"No evidence suggests that Google coerced Apple, Mozilla, or any other browser developer into adopting a design that includes a single default search engine"
Do you really have to coerce Mozilla when the money you pay them to keep your search engine as the default is basically their main revenue stream?
Do you really have to coerce Apple when in 2021 alone you paid them $15B to be the default search engine on Safari?
Can other search engines afford to pay so much money to these companies to be the default?
When the sums you pay to get a privileged treatment are out of reach for all of your competitors, you are doing coercion.
"Requiring Google not to compete vigorously would turn competition law on its head"
What are you competing vigorously for when you already own >90% of the market? Total annihilation of the few remaining competitors?
"Forcing browser developers to ask users if they want to use an alternative search engine will make the browsing experience worse. If people want to try other search engines, they're free to do so"
First, who established that any user experience alternative to yours is worse? Your marketing department?
Second, who said that proactively asking people what product they want to use (and asking only once) makes the overall user experience worse?

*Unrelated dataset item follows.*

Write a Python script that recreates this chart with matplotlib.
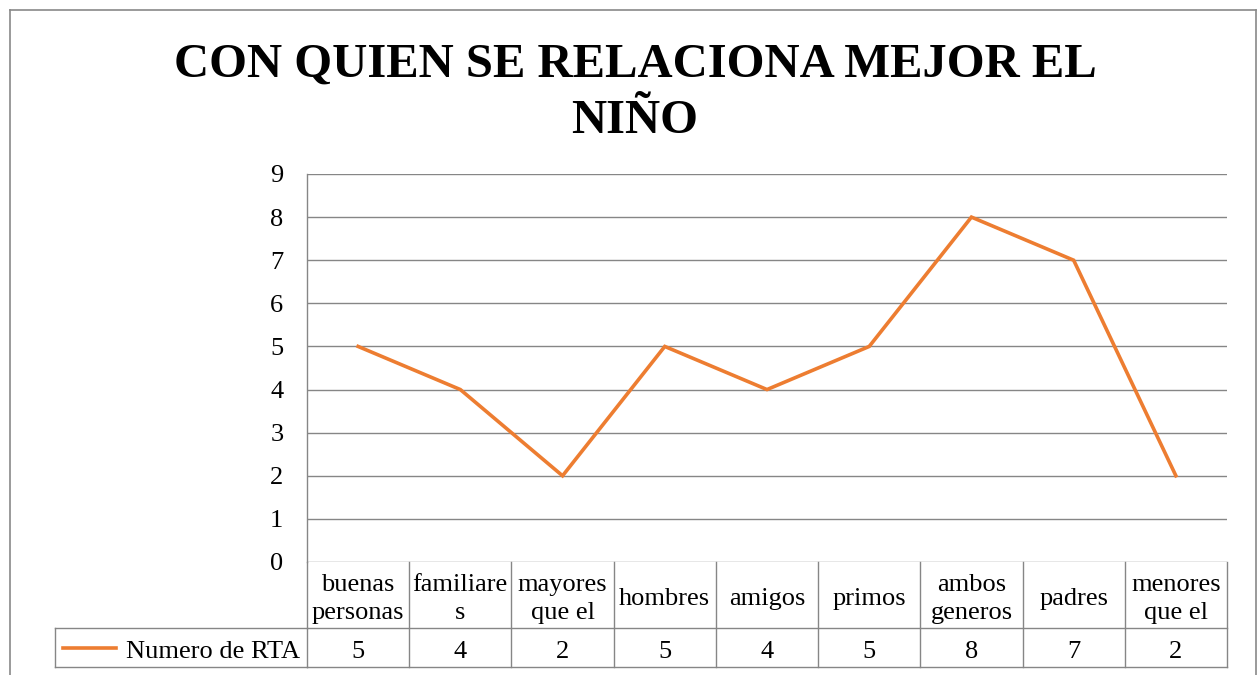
import matplotlib.pyplot as plt
import matplotlib.transforms as mtransforms
from matplotlib.lines import Line2D

categories = ["buenas\npersonas", "familiare\ns", "mayores\nque el", "hombres",
              "amigos", "primos", "ambos\ngeneros", "padres", "menores\nque el"]
values = [5, 4, 2, 5, 4, 5, 8, 7, 2]
series_name = "Numero de RTA"
title_lines = ["CON QUIEN SE RELACIONA MEJOR EL", "NIÑO"]

W, H = 1259, 675
serif = ["Liberation Serif", "DejaVu Serif"]
grid_c = "#868686"
line_c = "#ED7D31"
fs = 19

fig = plt.figure(figsize=(W / 100, H / 100), dpi=100)
fig.patch.set_facecolor("white")


def fx(px):
    return px / W


def fy(py):
    return 1 - py / H


# outer chart border
for xs, ys in [([10, 10], [10, 680]), ([10, 1256], [10, 10]), ([1256, 1256], [10, 680])]:
    fig.add_artist(Line2D([fx(x) for x in xs], [fy(y) for y in ys], color="#898989", lw=1.2))

for line, base in zip(title_lines, [77, 133]):
    fig.text(fx(635), fy(base), line, ha="center", va="baseline", fontsize=35,
             fontweight="bold", family=serif)

left, right, top, bottom = 307, 1227, 174, 562
ax = fig.add_axes([fx(left), fy(bottom), fx(right - left), (bottom - top) / H])
n = len(categories)
x = list(range(n))
ax.plot(x, values, color=line_c, lw=2.6, solid_joinstyle="miter")
ax.set_xlim(-0.5, n - 0.5)
ax.set_ylim(0, 9)
ax.set_yticks(range(10))
ax.yaxis.grid(True, color=grid_c, lw=1)
ax.set_axisbelow(True)
ax.tick_params(axis="y", length=0, pad=17, labelsize=fs)
ax.tick_params(axis="x", length=0, labelbottom=False)
for lab in ax.get_yticklabels():
    lab.set_family(serif)
for s in ["top", "right", "bottom"]:
    ax.spines[s].set_visible(False)
ax.spines["left"].set_color(grid_c)
ax.spines["left"].set_linewidth(1)

# data table below the axis
ph = bottom - top


def ay(py):
    return -(py - bottom) / ph


r1 = ay(628)
r2 = ay(667)
tr = mtransforms.blended_transform_factory(ax.transData, ax.transAxes)
kw = dict(color=grid_c, lw=1, clip_on=False)
ax.plot([-0.5, n - 0.5], [r1, r1], transform=tr, **kw)
ax.plot([-0.5, n - 0.5], [r2, r2], transform=tr, **kw)
for i in range(n + 1):
    ax.plot([i - 0.5, i - 0.5], [0, r2], transform=tr, **kw)
for i, (c, v) in enumerate(zip(categories, values)):
    ax.text(i, ay(599), c, transform=tr, ha="center", va="center",
            fontsize=fs, family=serif, linespacing=1.38)
    ax.text(i, ay(658), str(v), transform=tr, ha="center", va="baseline",
            fontsize=fs, family=serif)

# legend cell of table
fig.add_artist(Line2D([fx(55), fx(left)], [fy(628), fy(628)], color=grid_c, lw=1))
fig.add_artist(Line2D([fx(55), fx(left)], [fy(667), fy(667)], color=grid_c, lw=1))
fig.add_artist(Line2D([fx(55), fx(55)], [fy(628), fy(667)], color=grid_c, lw=1))
fig.add_artist(Line2D([fx(63), fx(116)], [fy(648), fy(648)], color=line_c, lw=2.6))
fig.text(fx(300), fy(658), series_name, ha="right", va="baseline", fontsize=fs, family=serif)

fig.savefig("out.png", dpi=100)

Third, how are non-tech people supposed to know that search engines alternative to yours even exist, if every time they open a browser on any device they only see your search bar? Let alone knowing how to change the default engine in their browser, let alone installing extra software on Android just to have the default search bar replaced?
Google's arguments against users choice are exactly the same as Microsoft's a decade ago, when they were eventually forced to ask Windows users which browser they wanted to use.
Microsoft executives back then were all like "it'll make the user experience worse / it'll confuse users / people will keep using IE anyway / blabla"
Surprise, the browser choice dialog turned out to be a big nail in the coffin of Internet Explorer.
It turned out that most people didn't even know about the existence of browsers like Firefox and Chrome unless somebody asked them if they wanted to use them. It turned out that many people actually liked them better than IE and they never came back.
And that's what fair competition is all about: giving everyone the same visibility, and letting users pick what fits them best.
Google is using the same argument as Microsoft ten years ago because it's afraid of competition. Because it's going to fight hard to maintain its monopoly. Because monopolies can be sustained only when you don't give users a choice (see Facebook and user tracking consent), or when you hide the choice away from users.
Even if it comes to the cost of contradicting their own position a decade ago - when they argued against Microsoft and its "monopolistic practices" because the browser choice dialog would have benefited Google's (still infant) Chrome browser.